Repeat, exactly and completely, the material that follows. Omit the pictures.

Records with drawing code
··········
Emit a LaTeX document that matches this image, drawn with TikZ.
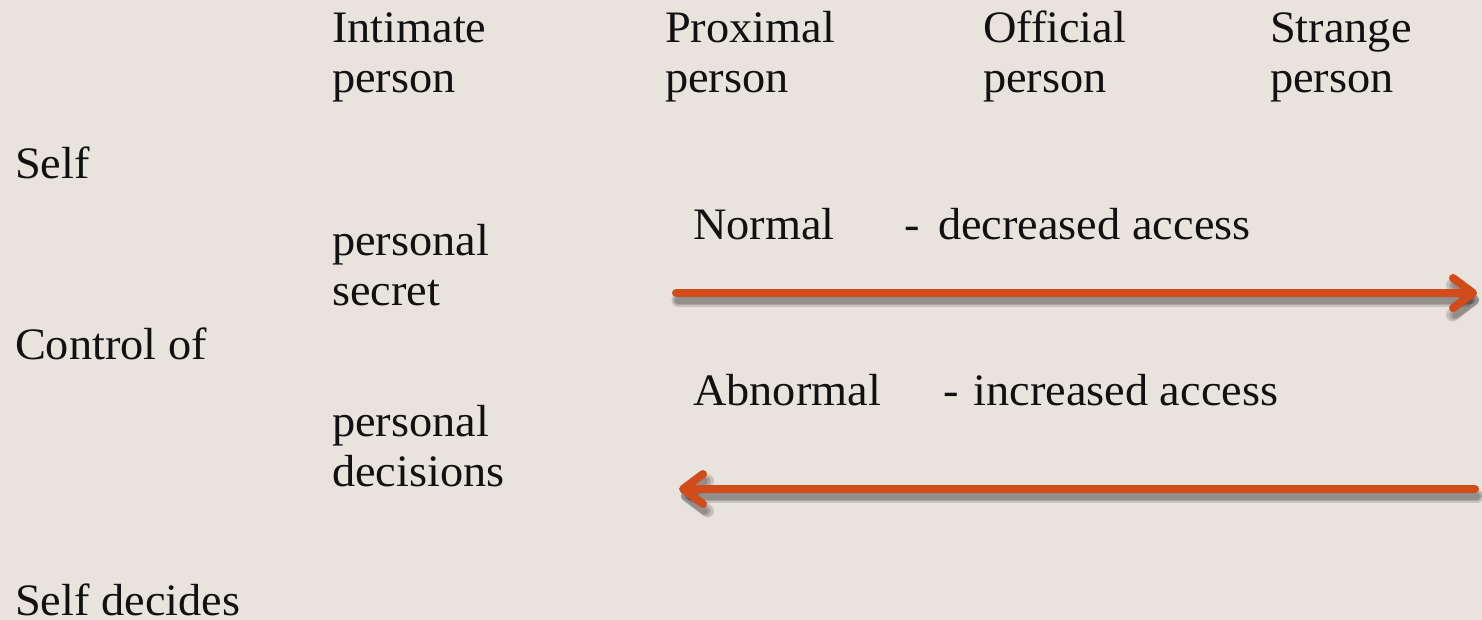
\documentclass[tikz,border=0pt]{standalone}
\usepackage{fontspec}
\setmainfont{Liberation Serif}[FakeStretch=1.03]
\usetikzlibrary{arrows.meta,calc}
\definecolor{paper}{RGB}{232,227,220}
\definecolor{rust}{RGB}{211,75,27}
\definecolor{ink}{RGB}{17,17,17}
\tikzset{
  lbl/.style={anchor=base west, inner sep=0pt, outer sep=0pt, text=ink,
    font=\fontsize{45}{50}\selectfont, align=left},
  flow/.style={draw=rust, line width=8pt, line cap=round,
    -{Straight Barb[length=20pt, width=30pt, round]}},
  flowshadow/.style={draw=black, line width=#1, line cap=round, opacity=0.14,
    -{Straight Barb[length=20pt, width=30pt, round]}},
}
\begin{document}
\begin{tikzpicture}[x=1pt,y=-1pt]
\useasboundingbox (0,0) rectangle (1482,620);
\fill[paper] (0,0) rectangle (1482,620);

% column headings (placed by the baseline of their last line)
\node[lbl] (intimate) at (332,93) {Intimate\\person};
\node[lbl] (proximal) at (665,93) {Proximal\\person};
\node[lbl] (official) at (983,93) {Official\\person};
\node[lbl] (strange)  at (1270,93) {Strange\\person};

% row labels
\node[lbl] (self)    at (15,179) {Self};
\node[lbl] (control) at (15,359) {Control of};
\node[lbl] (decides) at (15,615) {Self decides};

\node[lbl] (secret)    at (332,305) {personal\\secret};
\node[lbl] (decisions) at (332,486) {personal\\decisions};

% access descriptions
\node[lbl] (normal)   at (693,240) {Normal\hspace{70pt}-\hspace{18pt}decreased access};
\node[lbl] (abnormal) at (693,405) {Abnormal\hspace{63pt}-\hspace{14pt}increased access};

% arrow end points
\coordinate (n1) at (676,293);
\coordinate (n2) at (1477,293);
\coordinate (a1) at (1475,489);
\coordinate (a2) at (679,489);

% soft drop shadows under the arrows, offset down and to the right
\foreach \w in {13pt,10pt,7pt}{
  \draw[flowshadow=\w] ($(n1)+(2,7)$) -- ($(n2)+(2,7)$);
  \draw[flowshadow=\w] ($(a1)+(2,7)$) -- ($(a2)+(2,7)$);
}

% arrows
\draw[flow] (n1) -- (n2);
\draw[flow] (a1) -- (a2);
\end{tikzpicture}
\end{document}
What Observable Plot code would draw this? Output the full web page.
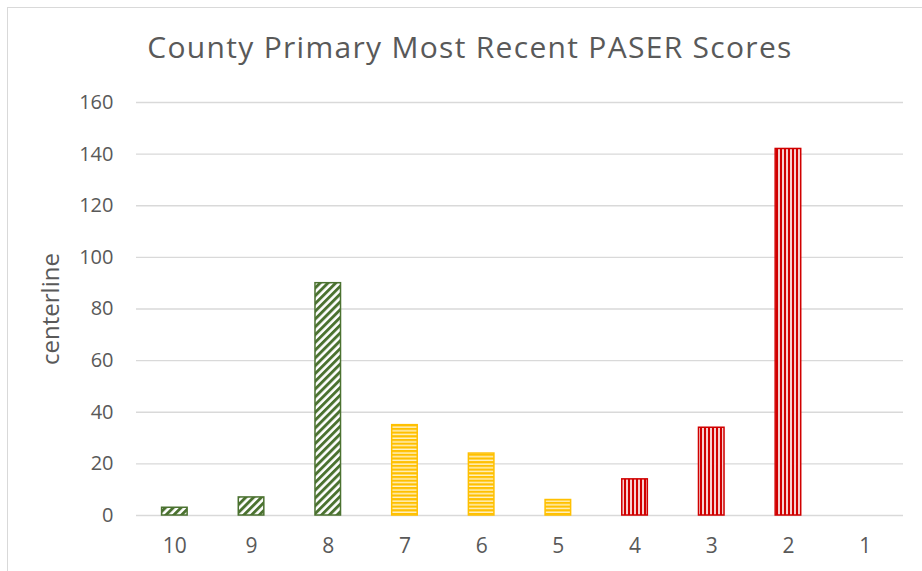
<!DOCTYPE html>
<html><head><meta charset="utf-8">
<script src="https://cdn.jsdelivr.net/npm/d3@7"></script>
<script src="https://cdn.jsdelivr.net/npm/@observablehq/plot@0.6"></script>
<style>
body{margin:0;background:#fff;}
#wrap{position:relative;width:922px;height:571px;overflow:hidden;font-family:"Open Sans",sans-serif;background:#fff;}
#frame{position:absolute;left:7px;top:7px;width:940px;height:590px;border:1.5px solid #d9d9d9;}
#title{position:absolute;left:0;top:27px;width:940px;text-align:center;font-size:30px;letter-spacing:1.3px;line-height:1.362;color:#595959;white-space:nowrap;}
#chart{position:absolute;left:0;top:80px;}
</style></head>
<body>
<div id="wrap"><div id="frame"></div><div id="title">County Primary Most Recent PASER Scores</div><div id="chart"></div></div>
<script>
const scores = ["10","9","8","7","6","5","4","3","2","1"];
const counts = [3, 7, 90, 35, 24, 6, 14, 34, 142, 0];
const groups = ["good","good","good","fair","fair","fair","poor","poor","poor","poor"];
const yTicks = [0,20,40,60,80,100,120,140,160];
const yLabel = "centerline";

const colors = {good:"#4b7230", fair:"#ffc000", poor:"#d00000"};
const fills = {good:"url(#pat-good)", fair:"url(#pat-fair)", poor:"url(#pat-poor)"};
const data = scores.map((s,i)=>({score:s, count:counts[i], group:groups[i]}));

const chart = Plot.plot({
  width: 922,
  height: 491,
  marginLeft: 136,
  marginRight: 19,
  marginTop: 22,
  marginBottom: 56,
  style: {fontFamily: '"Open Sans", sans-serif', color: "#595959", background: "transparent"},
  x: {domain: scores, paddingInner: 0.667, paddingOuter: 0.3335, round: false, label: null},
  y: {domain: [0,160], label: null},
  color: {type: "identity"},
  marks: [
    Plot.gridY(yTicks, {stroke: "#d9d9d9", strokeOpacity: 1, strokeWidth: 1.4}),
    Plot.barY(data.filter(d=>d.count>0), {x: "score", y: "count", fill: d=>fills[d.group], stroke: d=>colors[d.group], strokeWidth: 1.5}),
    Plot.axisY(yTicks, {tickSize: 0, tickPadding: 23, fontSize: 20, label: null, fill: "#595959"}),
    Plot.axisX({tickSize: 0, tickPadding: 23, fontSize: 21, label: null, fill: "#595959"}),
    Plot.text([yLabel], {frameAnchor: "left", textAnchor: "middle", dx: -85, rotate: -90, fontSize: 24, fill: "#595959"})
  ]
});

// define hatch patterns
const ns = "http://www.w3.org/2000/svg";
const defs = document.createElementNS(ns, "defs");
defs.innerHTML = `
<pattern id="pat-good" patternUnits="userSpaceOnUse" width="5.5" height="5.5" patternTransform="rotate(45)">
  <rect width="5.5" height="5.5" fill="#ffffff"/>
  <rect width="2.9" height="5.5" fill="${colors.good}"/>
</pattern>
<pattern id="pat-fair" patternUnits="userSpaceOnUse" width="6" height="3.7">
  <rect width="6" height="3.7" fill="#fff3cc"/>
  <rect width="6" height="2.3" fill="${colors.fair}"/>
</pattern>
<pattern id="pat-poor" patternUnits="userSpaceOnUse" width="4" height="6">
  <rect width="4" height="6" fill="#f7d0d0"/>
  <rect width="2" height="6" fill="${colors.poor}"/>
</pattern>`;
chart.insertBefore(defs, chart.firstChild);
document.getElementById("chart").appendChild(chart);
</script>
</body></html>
··········
→ Response:
Emit a LaTeX document that matches this image, drawn with TikZ.
\documentclass[tikz,border=0pt]{standalone}
\usepackage{fontspec}
\setmainfont{Liberation Serif}[FakeStretch=1.03]
\usetikzlibrary{arrows.meta,calc}
\definecolor{paper}{RGB}{232,227,220}
\definecolor{rust}{RGB}{211,75,27}
\definecolor{ink}{RGB}{17,17,17}
\tikzset{
  lbl/.style={anchor=base west, inner sep=0pt, outer sep=0pt, text=ink,
    font=\fontsize{45}{50}\selectfont, align=left},
  flow/.style={draw=rust, line width=8pt, line cap=round,
    -{Straight Barb[length=20pt, width=30pt, round]}},
  flowshadow/.style={draw=black, line width=#1, line cap=round, opacity=0.14,
    -{Straight Barb[length=20pt, width=30pt, round]}},
}
\begin{document}
\begin{tikzpicture}[x=1pt,y=-1pt]
\useasboundingbox (0,0) rectangle (1482,620);
\fill[paper] (0,0) rectangle (1482,620);

% column headings (placed by the baseline of their last line)
\node[lbl] (intimate) at (332,93) {Intimate\\person};
\node[lbl] (proximal) at (665,93) {Proximal\\person};
\node[lbl] (official) at (983,93) {Official\\person};
\node[lbl] (strange)  at (1270,93) {Strange\\person};

% row labels
\node[lbl] (self)    at (15,179) {Self};
\node[lbl] (control) at (15,359) {Control of};
\node[lbl] (decides) at (15,615) {Self decides};

\node[lbl] (secret)    at (332,305) {personal\\secret};
\node[lbl] (decisions) at (332,486) {personal\\decisions};

% access descriptions
\node[lbl] (normal)   at (693,240) {Normal\hspace{70pt}-\hspace{18pt}decreased access};
\node[lbl] (abnormal) at (693,405) {Abnormal\hspace{63pt}-\hspace{14pt}increased access};

% arrow end points
\coordinate (n1) at (676,293);
\coordinate (n2) at (1477,293);
\coordinate (a1) at (1475,489);
\coordinate (a2) at (679,489);

% soft drop shadows under the arrows, offset down and to the right
\foreach \w in {13pt,10pt,7pt}{
  \draw[flowshadow=\w] ($(n1)+(2,7)$) -- ($(n2)+(2,7)$);
  \draw[flowshadow=\w] ($(a1)+(2,7)$) -- ($(a2)+(2,7)$);
}

% arrows
\draw[flow] (n1) -- (n2);
\draw[flow] (a1) -- (a2);
\end{tikzpicture}
\end{document}
What Observable Plot code would draw this? Output the full web page.
<!DOCTYPE html>
<html><head><meta charset="utf-8">
<script src="https://cdn.jsdelivr.net/npm/d3@7"></script>
<script src="https://cdn.jsdelivr.net/npm/@observablehq/plot@0.6"></script>
<style>
body{margin:0;background:#fff;}
#wrap{position:relative;width:922px;height:571px;overflow:hidden;font-family:"Open Sans",sans-serif;background:#fff;}
#frame{position:absolute;left:7px;top:7px;width:940px;height:590px;border:1.5px solid #d9d9d9;}
#title{position:absolute;left:0;top:27px;width:940px;text-align:center;font-size:30px;letter-spacing:1.3px;line-height:1.362;color:#595959;white-space:nowrap;}
#chart{position:absolute;left:0;top:80px;}
</style></head>
<body>
<div id="wrap"><div id="frame"></div><div id="title">County Primary Most Recent PASER Scores</div><div id="chart"></div></div>
<script>
const scores = ["10","9","8","7","6","5","4","3","2","1"];
const counts = [3, 7, 90, 35, 24, 6, 14, 34, 142, 0];
const groups = ["good","good","good","fair","fair","fair","poor","poor","poor","poor"];
const yTicks = [0,20,40,60,80,100,120,140,160];
const yLabel = "centerline";

const colors = {good:"#4b7230", fair:"#ffc000", poor:"#d00000"};
const fills = {good:"url(#pat-good)", fair:"url(#pat-fair)", poor:"url(#pat-poor)"};
const data = scores.map((s,i)=>({score:s, count:counts[i], group:groups[i]}));

const chart = Plot.plot({
  width: 922,
  height: 491,
  marginLeft: 136,
  marginRight: 19,
  marginTop: 22,
  marginBottom: 56,
  style: {fontFamily: '"Open Sans", sans-serif', color: "#595959", background: "transparent"},
  x: {domain: scores, paddingInner: 0.667, paddingOuter: 0.3335, round: false, label: null},
  y: {domain: [0,160], label: null},
  color: {type: "identity"},
  marks: [
    Plot.gridY(yTicks, {stroke: "#d9d9d9", strokeOpacity: 1, strokeWidth: 1.4}),
    Plot.barY(data.filter(d=>d.count>0), {x: "score", y: "count", fill: d=>fills[d.group], stroke: d=>colors[d.group], strokeWidth: 1.5}),
    Plot.axisY(yTicks, {tickSize: 0, tickPadding: 23, fontSize: 20, label: null, fill: "#595959"}),
    Plot.axisX({tickSize: 0, tickPadding: 23, fontSize: 21, label: null, fill: "#595959"}),
    Plot.text([yLabel], {frameAnchor: "left", textAnchor: "middle", dx: -85, rotate: -90, fontSize: 24, fill: "#595959"})
  ]
});

// define hatch patterns
const ns = "http://www.w3.org/2000/svg";
const defs = document.createElementNS(ns, "defs");
defs.innerHTML = `
<pattern id="pat-good" patternUnits="userSpaceOnUse" width="5.5" height="5.5" patternTransform="rotate(45)">
  <rect width="5.5" height="5.5" fill="#ffffff"/>
  <rect width="2.9" height="5.5" fill="${colors.good}"/>
</pattern>
<pattern id="pat-fair" patternUnits="userSpaceOnUse" width="6" height="3.7">
  <rect width="6" height="3.7" fill="#fff3cc"/>
  <rect width="6" height="2.3" fill="${colors.fair}"/>
</pattern>
<pattern id="pat-poor" patternUnits="userSpaceOnUse" width="4" height="6">
  <rect width="4" height="6" fill="#f7d0d0"/>
  <rect width="2" height="6" fill="${colors.poor}"/>
</pattern>`;
chart.insertBefore(defs, chart.firstChild);
document.getElementById("chart").appendChild(chart);
</script>
</body></html>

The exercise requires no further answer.